Volhynia and Rovno

Historical Background

Jews prior to their execution by the Germans, Zdlobunov, UkraineJews prior to their execution by the Germans, Zdlobunov, Ukraine

Volhynia – an area in North West Ukraine. With Nazi Germany’s attack on the Soviet Union in June 1941, the German army advanced so rapidly that most of Volhynia’s Jews were trapped, and only an estimated 5% were able to flee eastwards. As soon as the area was occupied, pogroms perpetrated by the local population as well as mass shooting of Jews by the German Einsatzgruppen began. Ghettos were established where Jews lived in terrible conditions and under a regime of terror and forced labor.

Rovno was the administrative center of Nazi activity in the Ukraine, and therefore the elimination of the town’s Jews was intensive from the start. On 6 November 1941 about 21,000 Jews were led to a pine grove in nearby Sosenki and massacred. The remaining 5,000 were packed into a ghetto.

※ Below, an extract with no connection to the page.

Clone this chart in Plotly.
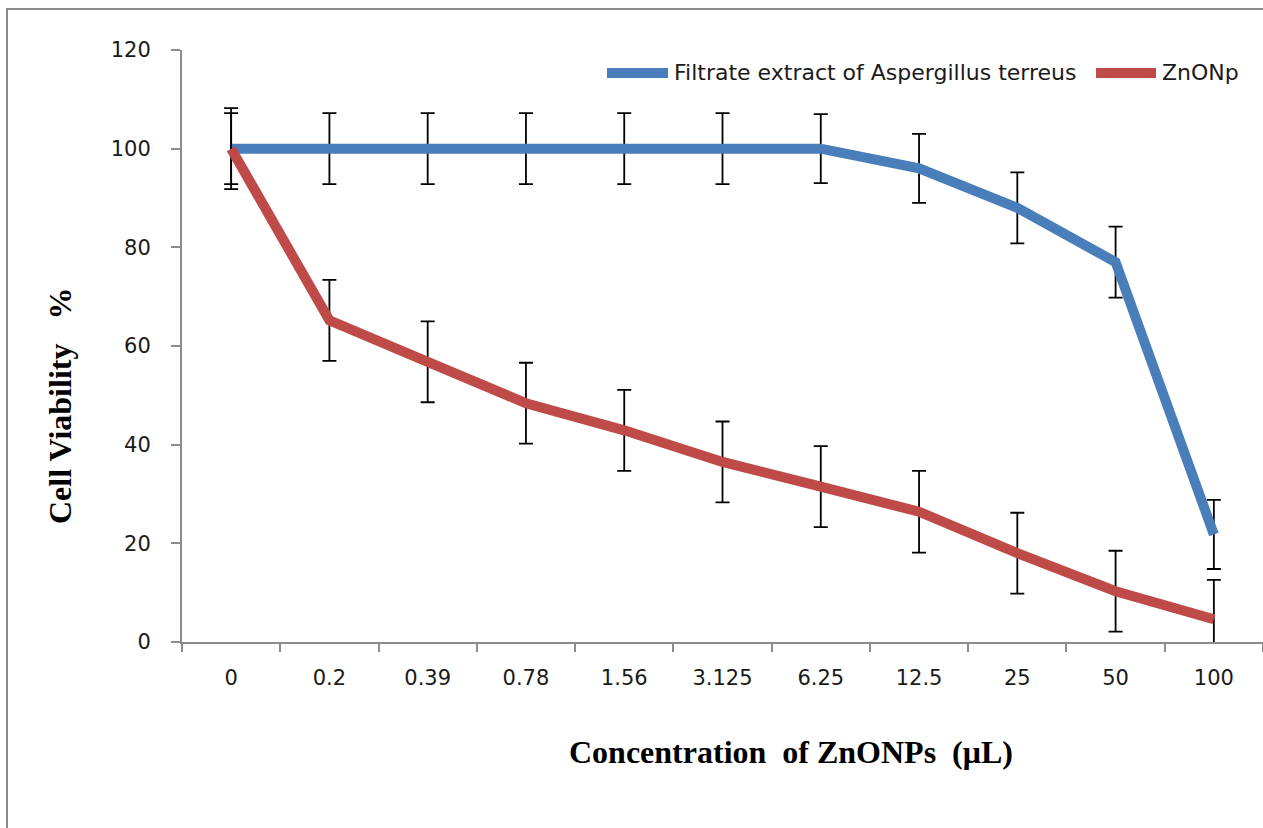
import plotly.graph_objects as go

categories = ["0", "0.2", "0.39", "0.78", "1.56", "3.125", "6.25", "12.5", "25", "50", "100"]
filtrate_vals = [100, 100, 100, 100, 100, 100, 100, 96, 88, 77, 21.8]
filtrate_err = [7.2, 7.2, 7.2, 7.2, 7.2, 7.2, 7.0, 7.0, 7.2, 7.2, 7.0]
znonp_vals = [100, 65.2, 56.8, 48.4, 42.9, 36.5, 31.5, 26.4, 18.0, 10.3, 4.6]
znonp_err = [8.2, 8.2, 8.2, 8.2, 8.2, 8.2, 8.2, 8.3, 8.2, 8.2, 8.0]
series_names = ["Filtrate extract of Aspergillus terreus", "ZnONp"]

BLUE = "#4A7EBB"
RED = "#BE4B48"
SANS = "DejaVu Sans, Verdana, sans-serif"
SERIF = "Liberation Serif, Times New Roman, serif"
TICKFONT = dict(family=SANS, size=21, color="#1a1a1a")

fig = go.Figure()
fig.add_trace(go.Scatter(
    x=categories, y=filtrate_vals, mode="lines", name=series_names[0],
    line=dict(color=BLUE, width=10), showlegend=False,
    error_y=dict(type="data", array=filtrate_err, visible=True, color="black", thickness=1.8, width=7),
))
fig.add_trace(go.Scatter(
    x=categories, y=znonp_vals, mode="lines", name=series_names[1],
    line=dict(color=RED, width=10), showlegend=False,
    error_y=dict(type="data", array=znonp_err, visible=True, color="black", thickness=1.8, width=7),
))

W, H = 1263, 828
L, R, T, B = 182, 0, 50, 186
pw, ph = W - L - R, H - T - B

def px_x(px):
    return (px - L) / pw

def px_y(py):
    return (H - B - py) / ph

# legend drawn as samples + labels
legend_y = 73
legend_items = [(BLUE, 607, 668, 672), (RED, 1096, 1156, 1160)]
shapes = [
    dict(type="rect", xref="paper", yref="paper",
         x0=px_x(7), x1=px_x(1300), y0=px_y(900), y1=px_y(9),
         line=dict(color="#8a8a8a", width=2), fillcolor="rgba(0,0,0,0)", layer="below"),
]
annotations = [
    dict(text="<b>Concentration  of ZnONPs  (μL)</b>", xref="paper", yref="paper",
         x=px_x(791), y=px_y(752), xanchor="center", yanchor="middle", showarrow=False,
         font=dict(family=SERIF, size=32, color="black")),
    dict(text="<b>Cell Viability   %</b>", xref="paper", yref="paper",
         x=px_x(60), y=px_y(406), xanchor="center", yanchor="middle", showarrow=False,
         textangle=-90, font=dict(family=SERIF, size=32, color="black")),
]
for (col, x0, x1, tx), name in zip(legend_items, series_names):
    shapes.append(dict(type="line", xref="paper", yref="paper",
                       x0=px_x(x0), x1=px_x(x1), y0=px_y(legend_y), y1=px_y(legend_y),
                       line=dict(color=col, width=10)))
    annotations.append(dict(text=name, xref="paper", yref="paper", x=px_x(tx), y=px_y(legend_y),
                            xanchor="left", yanchor="middle", showarrow=False,
                            font=dict(family=SANS, size=22, color="#1a1a1a")))

fig.update_layout(
    width=W, height=H,
    margin=dict(l=L, r=R, t=T, b=B),
    paper_bgcolor="white", plot_bgcolor="white",
    xaxis=dict(
        type="category", showline=True, linecolor="#8c8c8c", linewidth=2,
        ticks="outside", ticklen=8, tickcolor="#8c8c8c", tickwidth=2,
        tickson="boundaries", showgrid=False, zeroline=False,
        tickfont=TICKFONT, ticklabelstandoff=16,
        range=[-0.5, 10.5],
    ),
    yaxis=dict(
        range=[0, 120], dtick=20, showline=True, linecolor="#8c8c8c", linewidth=2,
        ticks="outside", ticklen=9, tickcolor="#8c8c8c", tickwidth=2,
        showgrid=False, zeroline=False, tickfont=TICKFONT, ticklabelstandoff=16,
    ),
    annotations=annotations,
    shapes=shapes,
)

fig.write_html("out.html")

In summer 1942 a new wave of killings was launched. The remaining Jews in Rovno were killed on 13 July 1942. Until October of that year some 142,000 Jews in Volhynia were murdered. By the beginning of 1943 all remaining Jews in ghettos and camps where liquidated. Those who managed to escape joined the partisans in Volhynia’s forests. Even there, Jews were often faced with hostility and antisemitism and found that they were rejected by non-Jewish resisters. It is estimated that only 1.5% of Volhynia’s Jews survived.